Description of the task ::
Begin with the first line of the material and copy each line word for word through the line that contains "(1.158,6.95) -- (4.833,6.95);"; the pictures are left out.

Records to process ::
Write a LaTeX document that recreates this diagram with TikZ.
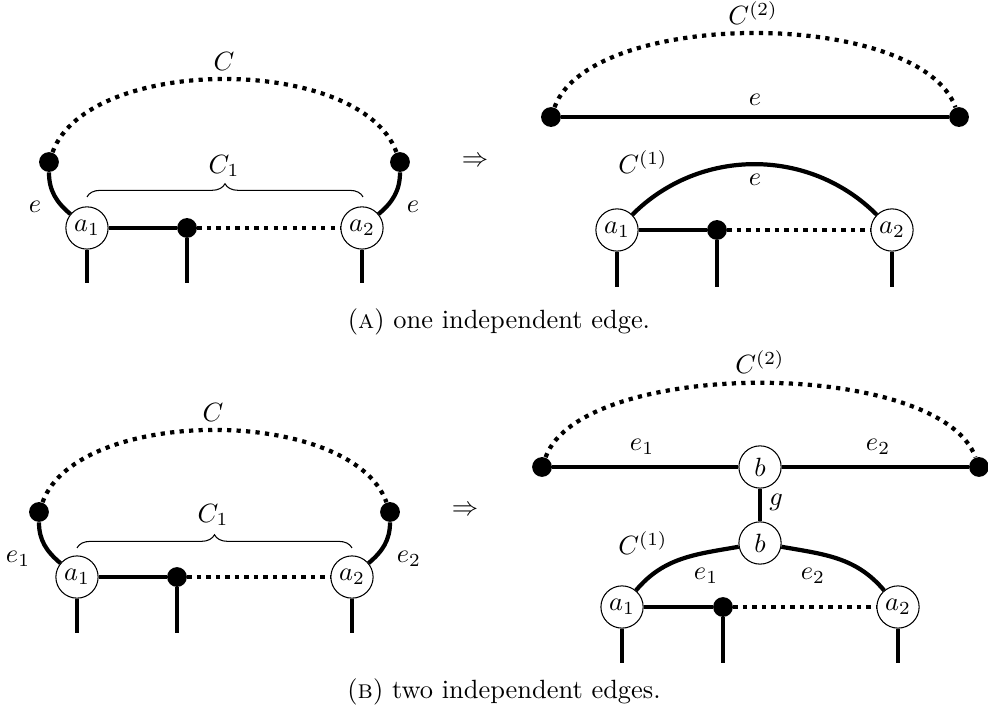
\documentclass[tikz,border=0pt]{standalone}
\usepackage{tikz}
\usetikzlibrary{decorations.pathreplacing}
\usepackage{amsmath}
\usepackage{amssymb}

\begin{document}
\begin{tikzpicture}[
    vertex/.style={circle, draw, fill=white, inner sep=0pt, minimum size=16pt},
    blob/.style={circle, fill=black, inner sep=0pt, minimum size=7.5pt},
    edge/.style={line width=1.6pt},
    chain/.style={line width=1.6pt, dotted},
    brace/.style={decorate, decoration={brace, amplitude=5pt}}
]
    \useasboundingbox (0,0) rectangle (13.153,9.572);

    % (A) links
    \node[blob] (ulp) at (0.652,7.415) {};
    \node[blob] (ulq) at (5.325,7.415) {};
    \node[vertex] (ula1) at (1.158,6.537) {$a_1$};
    \node[vertex] (ula2) at (4.819,6.537) {$a_2$};
    \node[blob] (ulm) at (2.490,6.537) {};
    \coordinate (ula1f) at (1.158,5.804);
    \coordinate (ulmf) at (2.490,5.804);
    \coordinate (ula2f) at (4.819,5.804);
    \node (ulC) at (2.982,8.747) {$C$};
    \node (ulC1) at (2.982,7.362) {$C_1$};
    \node (ule1) at (0.466,6.816) {$e$};
    \node (ule2) at (5.498,6.816) {$e$};
    \node (ularr) at (6.324,7.415) {$\Rightarrow$};

    \draw[chain] (ulp) to[out=70,in=110,looseness=0.775] (ulq);
    \draw[edge] (ulp) to[out=-90,in=140] (ula1);
    \draw[edge] (ulq) to[out=-90,in=40] (ula2);
    \draw[edge] (ula1) -- (ulm);
    \draw[chain] (ulm) -- (ula2);
    \draw[edge] (ula1) -- (ula1f);
    \draw[edge] (ulm) -- (ulmf);
    \draw[edge] (ula2) -- (ula2f);
    \draw[brace] (1.158,6.95) -- (4.833,6.95);

    % (A) rechts
    \node[blob] (urp) at (7.335,8.014) {};
    \node[blob] (urq) at (12.767,8.014) {};
    \node[vertex] (ura1) at (8.214,6.510) {$a_1$};
    \node[vertex] (ura2) at (11.875,6.510) {$a_2$};
    \node[blob] (urm) at (9.545,6.510) {};
    \coordinate (ura1f) at (8.214,5.751);
    \coordinate (urmf) at (9.545,5.751);
    \coordinate (ura2f) at (11.875,5.751);
    \node (urC2) at (10.025,9.399) {$C^{(2)}$};
    \node (ure) at (10.052,8.241) {$e$};
    \node (urC1) at (8.560,7.415) {$C^{(1)}$};
    \node (urea) at (10.052,7.176) {$e$};

    \draw[chain] (urp) to[out=70,in=110,looseness=0.674] (urq);
    \draw[edge] (urp) -- (urq);
    \draw[edge] (ura1) to[out=45,in=135] (ura2);
    \draw[edge] (ura1) -- (urm);
    \draw[chain] (urm) -- (ura2);
    \draw[edge] (ura1) -- (ura1f);
    \draw[edge] (urm) -- (urmf);
    \draw[edge] (ura2) -- (ura2f);

    \node (capA) at (6.643,5.285) {(\textsc{a}) one independent edge.};

    % (B) links
    \node[blob] (llp) at (0.519,2.756) {};
    \node[blob] (llq) at (5.192,2.756) {};
    \node[vertex] (lla1) at (1.025,1.890) {$a_1$};
    \node[vertex] (lla2) at (4.686,1.890) {$a_2$};
    \node[blob] (llm) at (2.356,1.890) {};
    \coordinate (lla1f) at (1.025,1.145);
    \coordinate (llmf) at (2.356,1.145);
    \coordinate (lla2f) at (4.686,1.145);
    \node (llC) at (2.836,4.087) {$C$};
    \node (llC1) at (2.836,2.716) {$C_1$};
    \node (lle1) at (0.240,2.130) {$e_1$};
    \node (lle2) at (5.445,2.130) {$e_2$};
    \node (llarr) at (6.191,2.769) {$\Rightarrow$};

    \draw[chain] (llp) to[out=70,in=110,looseness=0.765] (llq);
    \draw[edge] (llp) to[out=-90,in=140] (lla1);
    \draw[edge] (llq) to[out=-90,in=40] (lla2);
    \draw[edge] (lla1) -- (llm);
    \draw[chain] (llm) -- (lla2);
    \draw[edge] (lla1) -- (lla1f);
    \draw[edge] (llm) -- (llmf);
    \draw[edge] (lla2) -- (lla2f);
    \draw[brace] (1.025,2.277) -- (4.686,2.277);

    % (B) rechts
    \node[blob] (lrp) at (7.216,3.355) {};
    \node[blob] (lrq) at (13.033,3.355) {};
    \node[vertex] (lrb1) at (10.118,3.355) {$b$};
    \node[vertex] (lrb2) at (10.118,2.343) {$b$};
    \node[vertex] (lra1) at (8.281,1.491) {$a_1$};
    \node[vertex] (lra2) at (11.955,1.491) {$a_2$};
    \node[blob] (lrm) at (9.625,1.491) {};
    \coordinate (lra1f) at (8.281,0.746);
    \coordinate (lrmf) at (9.625,0.746);
    \coordinate (lra2f) at (11.955,0.746);
    \node (lrC2) at (10.118,4.753) {$C^{(2)}$};
    \node (lre1) at (8.547,3.621) {$e_1$};
    \node (lre2) at (11.689,3.621) {$e_2$};
    \node (lrg) at (10.331,2.889) {$g$};
    \node (lrC1) at (8.560,2.343) {$C^{(1)}$};
    \node (lre1a) at (9.399,1.904) {$e_1$};
    \node (lre2a) at (10.823,1.904) {$e_2$};

    \draw[chain] (lrp) to[out=70,in=110,looseness=0.63] (lrq);
    \draw[edge] (lrp) -- (lrb1);
    \draw[edge] (lrb1) -- (lrq);
    \draw[edge] (lrb1) -- (lrb2);
    \draw[edge] (lra1) to[out=50,in=190] (lrb2);
    \draw[edge] (lrb2) to[out=-10,in=130] (lra2);
    \draw[edge] (lra1) -- (lrm);
    \draw[chain] (lrm) -- (lra2);
    \draw[edge] (lra1) -- (lra1f);
    \draw[edge] (lrm) -- (lrmf);
    \draw[edge] (lra2) -- (lra2f);

    \node (capB) at (6.710,0.359) {(\textsc{b}) two independent edges.};
\end{tikzpicture}
\end{document}
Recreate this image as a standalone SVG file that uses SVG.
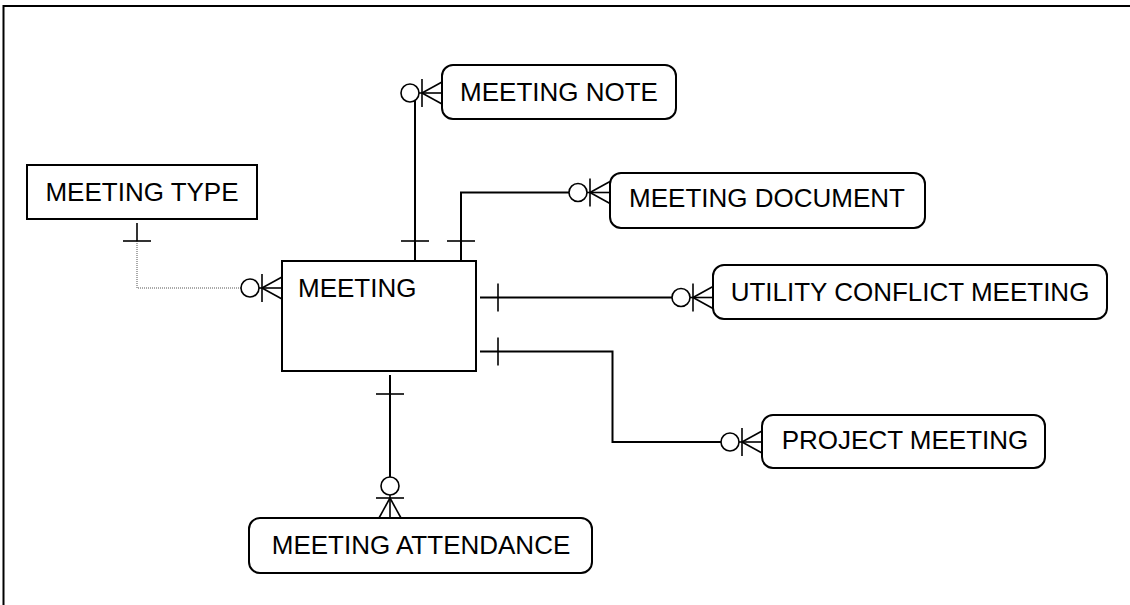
<svg xmlns="http://www.w3.org/2000/svg" xmlns:xlink="http://www.w3.org/1999/xlink" width="1130" height="605" viewBox="0 0 1130 605">
<style>
.ent{fill:#fff;stroke:#000;stroke-width:2}
.lbl{font-family:"Liberation Sans",Arial,sans-serif;font-size:26px;fill:#000}
.mid{text-anchor:middle}
.ln{fill:none;stroke:#000;stroke-width:2}
.dot{fill:none;stroke:#555;stroke-width:1;stroke-dasharray:1 1}
.mk{fill:none;stroke:#000;stroke-width:1.6}
.cir{fill:#fff;stroke:#000;stroke-width:1.6}
</style>
<defs>
<g id="zm">
<line class="mk" x1="-23" y1="0" x2="0" y2="0"/>
<line class="mk" x1="-20" y1="0" x2="0" y2="-11"/>
<line class="mk" x1="-20" y1="0" x2="0" y2="11"/>
<line class="mk" x1="-20" y1="-14" x2="-20" y2="14"/>
<circle class="cir" cx="-32" cy="0" r="9"/>
</g>
</defs>
<rect x="3.5" y="6" width="1200" height="700" fill="none" stroke="#000" stroke-width="2"/>
<g id="connectors">
<path class="ln" d="M415,261 V93"/>
<line class="mk" x1="401" y1="241" x2="429" y2="241"/>
<use xlink:href="#zm" transform="translate(442,93)"/>
<path class="ln" d="M461,261 V192.5 H569"/>
<line class="mk" x1="447" y1="241" x2="475" y2="241"/>
<use xlink:href="#zm" transform="translate(610,192.5)"/>
<path class="ln" d="M480,297.5 H672"/>
<line class="mk" x1="498" y1="283.5" x2="498" y2="311.5"/>
<use xlink:href="#zm" transform="translate(713,297.5)"/>
<path class="ln" d="M480,351.5 H612.5 V442 H721"/>
<line class="mk" x1="498" y1="337.5" x2="498" y2="365.5"/>
<use xlink:href="#zm" transform="translate(762,442)"/>
<path class="ln" d="M390,375 V477"/>
<line class="mk" x1="376" y1="394" x2="404" y2="394"/>
<use xlink:href="#zm" transform="translate(390,518) rotate(90)"/>
<path class="mk" d="M137,223 V241"/>
<path class="dot" d="M137,241 V288 H241"/>
<line class="mk" x1="123" y1="241" x2="151" y2="241"/>
<use xlink:href="#zm" transform="translate(282,288)"/>
</g>
<g id="meeting">
<rect class="ent" x="282" y="261" width="194" height="110"/>
<text class="lbl" x="298" y="297">MEETING</text>
</g>
<g id="meeting-type">
<rect class="ent" x="27" y="165" width="230" height="54"/>
<text class="lbl mid" x="142" y="200.5">MEETING TYPE</text>
</g>
<g id="meeting-note">
<rect class="ent" x="442" y="65" width="234" height="54" rx="11"/>
<text class="lbl mid" x="559" y="101">MEETING NOTE</text>
</g>
<g id="meeting-document">
<rect class="ent" x="610" y="173" width="315" height="55" rx="11"/>
<text class="lbl mid" x="767" y="207">MEETING DOCUMENT</text>
</g>
<g id="utility-conflict-meeting">
<rect class="ent" x="713" y="265" width="394" height="54" rx="11"/>
<text class="lbl mid" x="910" y="300.5">UTILITY CONFLICT MEETING</text>
</g>
<g id="project-meeting">
<rect class="ent" x="762" y="415" width="283" height="53" rx="11"/>
<text class="lbl mid" x="905" y="449">PROJECT MEETING</text>
</g>
<g id="meeting-attendance">
<rect class="ent" x="249" y="518" width="343" height="55" rx="11"/>
<text class="lbl mid" x="421" y="553.5">MEETING ATTENDANCE</text>
</g>
</svg>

Written solution ::
Write a LaTeX document that recreates this diagram with TikZ.
\documentclass[tikz,border=0pt]{standalone}
\usepackage{tikz}
\usetikzlibrary{decorations.pathreplacing}
\usepackage{amsmath}
\usepackage{amssymb}

\begin{document}
\begin{tikzpicture}[
    vertex/.style={circle, draw, fill=white, inner sep=0pt, minimum size=16pt},
    blob/.style={circle, fill=black, inner sep=0pt, minimum size=7.5pt},
    edge/.style={line width=1.6pt},
    chain/.style={line width=1.6pt, dotted},
    brace/.style={decorate, decoration={brace, amplitude=5pt}}
]
    \useasboundingbox (0,0) rectangle (13.153,9.572);

    % (A) links
    \node[blob] (ulp) at (0.652,7.415) {};
    \node[blob] (ulq) at (5.325,7.415) {};
    \node[vertex] (ula1) at (1.158,6.537) {$a_1$};
    \node[vertex] (ula2) at (4.819,6.537) {$a_2$};
    \node[blob] (ulm) at (2.490,6.537) {};
    \coordinate (ula1f) at (1.158,5.804);
    \coordinate (ulmf) at (2.490,5.804);
    \coordinate (ula2f) at (4.819,5.804);
    \node (ulC) at (2.982,8.747) {$C$};
    \node (ulC1) at (2.982,7.362) {$C_1$};
    \node (ule1) at (0.466,6.816) {$e$};
    \node (ule2) at (5.498,6.816) {$e$};
    \node (ularr) at (6.324,7.415) {$\Rightarrow$};

    \draw[chain] (ulp) to[out=70,in=110,looseness=0.775] (ulq);
    \draw[edge] (ulp) to[out=-90,in=140] (ula1);
    \draw[edge] (ulq) to[out=-90,in=40] (ula2);
    \draw[edge] (ula1) -- (ulm);
    \draw[chain] (ulm) -- (ula2);
    \draw[edge] (ula1) -- (ula1f);
    \draw[edge] (ulm) -- (ulmf);
    \draw[edge] (ula2) -- (ula2f);
    \draw[brace] (1.158,6.95) -- (4.833,6.95);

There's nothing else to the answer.